ME 353 Heat Transfer 1

M.M. Yovanovich

P2MT97.MS

Solution of Problem 2 of Midterm Exam, October 1997.

> restart:

System Parameters

> sys:= (D = 6/1000, L = 100/1000, k = 25, h = 65);

(a) System consists of two parts:

1) the insulated part which a rod of length L1 = f L,

2) the convective part which is a fin of length L2 = (1 - f) L.

The resistance of the rod is equal to the resistance of the fin.

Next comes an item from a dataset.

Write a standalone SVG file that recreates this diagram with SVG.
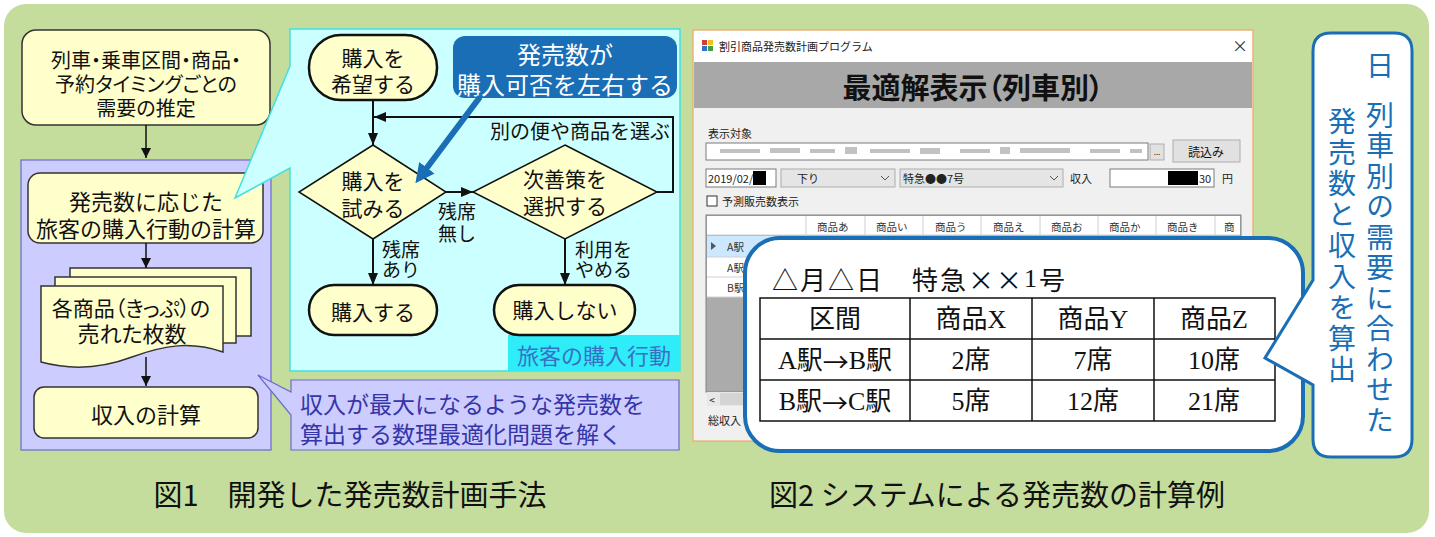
<svg xmlns="http://www.w3.org/2000/svg" width="1435" height="537" viewBox="0 0 1435 537">
<defs>
<style>
text{font-family:"Noto Sans CJK JP","Noto Sans",sans-serif;fill:#111;}
.c{text-anchor:middle;dominant-baseline:central;}
.l{dominant-baseline:central;}
.p{font-feature-settings:"palt";}
.ybox{fill:#ffffcc;stroke:#333;stroke-width:1.5;}
.term{fill:#ffffcc;stroke:#111;stroke-width:2.5;}
.dia{fill:#ffffcc;stroke:#111;stroke-width:1.5;}
.ar{stroke:#111;stroke-width:1.5;fill:none;marker-end:url(#ah);}
.ar2{stroke:#111;stroke-width:2;fill:none;marker-end:url(#ah2);}
.ui{font-size:11px;fill:#222;dominant-baseline:central;}
.hd{font-size:10.5px;fill:#333;dominant-baseline:central;}
.ser{font-family:"Liberation Serif","Noto Sans CJK JP",serif;}
.jp{font-family:"Noto Sans CJK JP",sans-serif;}
.btn{fill:#e1e1e1;stroke:#adadad;stroke-width:1;}
.fld{fill:#fff;stroke:#7a7a7a;stroke-width:1;}
.cell{fill:none;stroke:#111;stroke-width:1.5;}
.vt{writing-mode:vertical-rl;font-size:28px;fill:#1a6eb5;}
</style>
<marker id="ah" viewBox="0 0 10 10" refX="10" refY="5" markerWidth="10" markerHeight="10" markerUnits="userSpaceOnUse" orient="auto"><path d="M0,0 L10,5 L0,10 z" fill="#111"/></marker>
<marker id="ah2" viewBox="0 0 12 10" refX="12" refY="5" markerWidth="12" markerHeight="10" markerUnits="userSpaceOnUse" orient="auto"><path d="M0,0 L12,5 L0,10 z" fill="#111"/></marker>
<marker id="ahb" viewBox="0 0 10 10" refX="6" refY="5" markerWidth="3.2" markerHeight="3.2" orient="auto"><path d="M0,0 L10,5 L0,10 z" fill="#1a6eb5"/></marker>
</defs>

<rect x="4" y="4" width="1425" height="529" rx="22" fill="#c4dd9c"/>

<!-- left column -->
<g id="n-demand">
<rect class="ybox" x="22" y="30" width="248" height="95" rx="14"/>
<text class="c p" x="146" y="59" font-size="20">列車・乗車区間・商品・<tspan x="146" dy="24">予約タイミングごとの</tspan><tspan x="146" dy="24">需要の推定</tspan></text>
</g>
<g id="n-optpanel">
<rect x="21" y="160" width="250" height="290" fill="#ccccff" stroke="#6a6acb" stroke-width="1.2"/>
</g>
<g id="n-behavior">
<rect class="ybox" x="28" y="173" width="235" height="70" rx="12"/>
<text class="c" x="146" y="200" font-size="22">発売数に応じた<tspan x="146" dy="27">旅客の購入行動の計算</tspan></text>
</g>
<g id="n-sold">
<rect class="ybox" x="70" y="268" width="181" height="68"/>
<rect class="ybox" x="55" y="277" width="181" height="66"/>
<path class="ybox" d="M41,286 H223 V352 C190,341 165,345 132,357 C100,369 70,370 41,362 Z"/>
<text class="c p" x="131" y="307" font-size="21">各商品（きっぷ）の<tspan x="132" dy="25" font-size="22">売れた枚数</tspan></text>
</g>
<g id="n-revenue">
<rect class="ybox" x="34" y="387" width="224" height="51" rx="10"/>
<text class="c" x="146" y="413" font-size="22">収入の計算</text>
</g>

<!-- cyan flowchart panel -->
<g id="n-cyanpanel">
<path d="M290,29 H680 V371 H290 V168 L235,198 L290,66 Z" fill="#ccffff" stroke="#40e0e0" stroke-width="1.5"/>
<rect x="508" y="335" width="172" height="36" fill="#2eecf8"/>
<text class="c" x="594" y="354" font-size="22" style="fill:#3a6fc4">旅客の購入行動</text>
</g>
<g id="n-wish">
<rect class="term" x="309" y="35" width="128" height="65" rx="32"/>
<text class="c" x="373" y="57" font-size="21">購入を<tspan x="373" dy="26">希望する</tspan></text>
</g>
<g id="n-try">
<path class="dia" d="M373,145 L446,192 L373,239 L299,192 Z"/>
<text class="c" x="373" y="180" font-size="21">購入を<tspan x="373" dy="27">試みる</tspan></text>
</g>
<g id="n-next">
<path class="dia" d="M565,145 L657,192 L565,239 L473,192 Z"/>
<text class="c" x="565" y="178" font-size="21">次善策を<tspan x="565" dy="27">選択する</tspan></text>
</g>
<g id="n-buy">
<rect class="term" x="309" y="285" width="128" height="50" rx="25"/>
<text class="c" x="373" y="311" font-size="21">購入する</text>
</g>
<g id="n-nobuy">
<rect class="term" x="494" y="285" width="141" height="50" rx="25"/>
<text class="c" x="565" y="309" font-size="21">購入しない</text>
</g>
<g id="n-note">
<rect x="453" y="36" width="224" height="62" rx="12" fill="#1a6eb5"/>
<text class="c" x="565" y="53" font-size="24" style="fill:#fff">発売数が<tspan x="565" dy="30">購入可否を左右する</tspan></text>
</g>

<!-- lavender callout -->
<g id="n-optnote">
<path d="M291,380 H679 V450 H291 V415 L258,375 L291,392 Z" fill="#ccccff" stroke="#6a6acb" stroke-width="1.2"/>
<text class="l" x="300" y="403" font-size="23" style="fill:#3535a8">収入が最大になるような発売数を<tspan x="300" dy="30">算出する数理最適化問題を解く</tspan></text>
</g>

<!-- connectors -->
<g id="connectors">
<path class="ar" d="M146,125 V158"/>
<path class="ar" d="M146,243 V268"/>
<path class="ar" d="M146,357 V386"/>
<path class="ar2" d="M373,100 V145"/>
<path class="ar2" d="M446,192 H473"/>
<path class="ar2" d="M657,192 H673 V117 H374"/>
<path class="ar2" d="M373,239 V285"/>
<path class="ar2" d="M565,239 V285"/>
<path d="M480,97 L420,177" stroke="#1a6eb5" stroke-width="6" fill="none" marker-end="url(#ahb)"/>
<text class="l" x="670" y="130" font-size="20" text-anchor="end">別の便や商品を選ぶ</text>
<text class="l" x="438" y="210" font-size="19">残席<tspan x="438" dy="22">無し</tspan></text>
<text class="l" x="382" y="248" font-size="19">残席<tspan x="382" dy="20">あり</tspan></text>
<text class="l" x="575" y="248" font-size="19">利用を<tspan x="575" dy="20">やめる</tspan></text>
</g>

<!-- screenshot -->
<g id="n-window">
<rect x="693" y="30" width="560" height="411" fill="#f0f0f0" stroke="#eeaa66" stroke-width="1.2"/>
<rect x="694" y="31" width="558" height="31" fill="#fff"/>
<rect x="702" y="40" width="5" height="5" fill="#d04030"/>
<rect x="708" y="40" width="5" height="5" fill="#f0c020"/>
<rect x="702" y="46" width="5" height="5" fill="#3070d0"/>
<rect x="708" y="46" width="5" height="5" fill="#40a040"/>
<text class="ui" x="719" y="46">割引商品発売数計画プログラム</text>
<text class="c" x="1240" y="45" font-size="16" style="fill:#333">×</text>
<rect x="694" y="62" width="558" height="46" fill="#a8a8a8"/>
<text class="c p" x="973" y="86" font-size="29" font-weight="bold">最適解表示（列車別）</text>
<text class="ui" x="708" y="133">表示対象</text>
<rect class="fld" x="706" y="143" width="442" height="17" stroke="#aaa"/>
<g fill="#9a9a9a" opacity="0.6">
<rect x="720" y="149" width="40" height="4"/><rect x="770" y="148" width="30" height="5"/><rect x="810" y="149" width="25" height="4"/>
<rect x="845" y="147" width="12" height="7"/><rect x="870" y="149" width="40" height="4"/><rect x="920" y="148" width="20" height="6"/>
<rect x="960" y="149" width="30" height="4"/><rect x="1000" y="147" width="10" height="7"/><rect x="1020" y="148" width="50" height="5"/>
<rect x="1090" y="149" width="30" height="4"/><rect x="1130" y="149" width="12" height="4"/>
</g>
<rect class="btn" x="1150" y="144" width="14" height="16"/>
<text class="c" x="1157" y="151" font-size="8">...</text>
<rect class="btn" x="1173" y="140" width="67" height="22"/>
<text class="c" x="1206" y="151" font-size="12">読込み</text>
<rect class="fld" x="706" y="169" width="70" height="18"/>
<text class="ui" x="708" y="178">2019/02/</text>
<rect x="753" y="171" width="13" height="14" fill="#000"/>
<rect x="781" y="169" width="114" height="18" fill="#e5e5e5" stroke="#acacac"/>
<text class="ui" x="797" y="178">下り</text>
<path d="M881,176 L885,180 L889,176" fill="none" stroke="#555"/>
<rect x="900" y="169" width="163" height="18" fill="#e5e5e5" stroke="#acacac"/>
<text class="ui" x="903" y="178">特急●●7号</text>
<path d="M1050,176 L1054,180 L1058,176" fill="none" stroke="#555"/>
<text class="ui" x="1070" y="178" font-size="13">収入</text>
<rect class="fld" x="1110" y="169" width="104" height="18"/>
<rect x="1168" y="171" width="30" height="14" fill="#000"/>
<text class="ui" x="1199" y="178">30</text>
<text class="ui" x="1222" y="178" font-size="13">円</text>
<rect x="707" y="196" width="10" height="10" fill="#fff" stroke="#333"/>
<text class="ui" x="722" y="201" font-size="13">予測販売数表示</text>
<rect x="706" y="215" width="535" height="177" fill="#ababab" stroke="#828282"/>
<rect x="707" y="216" width="533" height="19" fill="#fff"/>
<rect x="707" y="236" width="533" height="61" fill="#fff"/>
<rect x="707" y="236" width="99" height="21" fill="#cce8ff"/>
<path d="M707,235 H1240 M707,257 H1240 M707,277 H1240 M707,297 H1240 M806,216 V297 M865,216 V235 M923,216 V235 M981,216 V235 M1040,216 V235 M1098,216 V235 M1156,216 V235 M1215,216 V235" stroke="#d0d0d0" stroke-width="1" fill="none"/>
<text class="hd" x="817" y="226">商品あ</text>
<text class="hd" x="876" y="226">商品い</text>
<text class="hd" x="935" y="226">商品う</text>
<text class="hd" x="993" y="226">商品え</text>
<text class="hd" x="1051" y="226">商品お</text>
<text class="hd" x="1109" y="226">商品か</text>
<text class="hd" x="1167" y="226">商品き</text>
<text class="hd" x="1224" y="226">商</text>
<path d="M711,242 L716,246 L711,250 Z" fill="#555"/>
<text class="hd" x="727" y="246">A駅</text>
<text class="hd" x="727" y="267">A駅</text>
<text class="hd" x="727" y="287">B駅</text>
<rect x="707" y="392" width="533" height="14" fill="#e8e8e8"/>
<rect x="720" y="393" width="60" height="12" fill="#d4d4d4"/>
<text class="c" x="712" y="399" font-size="10">&lt;</text>
<text class="ui" x="708" y="420" font-size="13">総収入</text>
</g>

<g id="n-table">
<rect x="745" y="238" width="558" height="213" rx="35" fill="#fff" stroke="#1a6eb5" stroke-width="4"/>
<text class="l" x="772" y="278" font-size="26" letter-spacing="2">△月△日　特急××<tspan class="ser">1</tspan>号</text>
<rect class="cell" x="760" y="298" width="515" height="123"/>
<path class="cell" d="M760,339 H1275 M760,380 H1275 M910,298 V421 M1032,298 V421 M1154,298 V421"/>
<g font-size="26">
<text class="c ser" x="835" y="319">区間</text>
<text class="c ser" x="971" y="319">商品X</text>
<text class="c ser" x="1093" y="319">商品Y</text>
<text class="c ser" x="1214" y="319">商品Z</text>
<text class="c ser" x="835" y="360">A駅<tspan class="jp">→</tspan>B駅</text>
<text class="c ser" x="971" y="360">2席</text>
<text class="c ser" x="1093" y="360">7席</text>
<text class="c ser" x="1214" y="360">10席</text>
<text class="c ser" x="835" y="401">B駅<tspan class="jp">→</tspan>C駅</text>
<text class="c ser" x="971" y="401">5席</text>
<text class="c ser" x="1093" y="401">12席</text>
<text class="c ser" x="1214" y="401">21席</text>
</g>
</g>

<g id="n-vnote">
<path d="M1331,33 H1394 Q1412,33 1412,51 V439 Q1412,457 1394,457 H1331 Q1313,457 1313,439 V385 L1265,358 L1313,280 V51 Q1313,33 1331,33 Z" fill="#fff" stroke="#1a6eb5" stroke-width="3"/>
<text class="vt" x="1380" y="51">日</text>
<text class="vt" x="1380" y="101" letter-spacing="2.5">列車別の需要に合わせた</text>
<text class="vt" x="1342" y="107" letter-spacing="3">発売数と収入を算出</text>
</g>

<g id="captions">
<text class="c" x="350" y="493" font-size="29">図1　開発した発売数計画手法</text>
<text class="c" x="997" y="493" font-size="29">図2 システムによる発売数の計算例</text>
</g>
</svg>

(b) The equivalent thermal circuit consists of three temperature

nodes: T0, T1 and Tf where T1 is the temperature at the point

where the rod is in contact with the air. The two resistors which

are in seies are the rod resistance and the fin resistance.

(c) Rrod = Rfin

Define the rod and fin resistances, and the fin parameters.

> eq:= Rrod - Rfin = 0;

> Rrod:= L1/(k*A);

> Rfin:= 1/(sqrt(h*P*k*A)*tanh(m*L2));

> m:= sqrt((h*P)/(k*A));

> L1:= f*L; L2:= (1 - f)*L;

> P:= Pi*D; A:= Pi/4*D^2;

Examine the equation again. This equation is transcendental

because f appears on both sides and it cannot be solved

analytically. Numerical methods are required.

> eq:= eq;

(d) Substitute the system parameters to obtain a numerical

relation which contains the unknown parameter f.

> eq_num:= evalf(subs(sys, eq), 8);

This is a transcendental equation which requires a numerical

solution such as Newton-Raphson. The problem does not require

a numerical result.

Maple will be used to find f.

> f1:= fsolve(eq_num, f, 0..1);

The insulated portion is approximately 24% of the total length.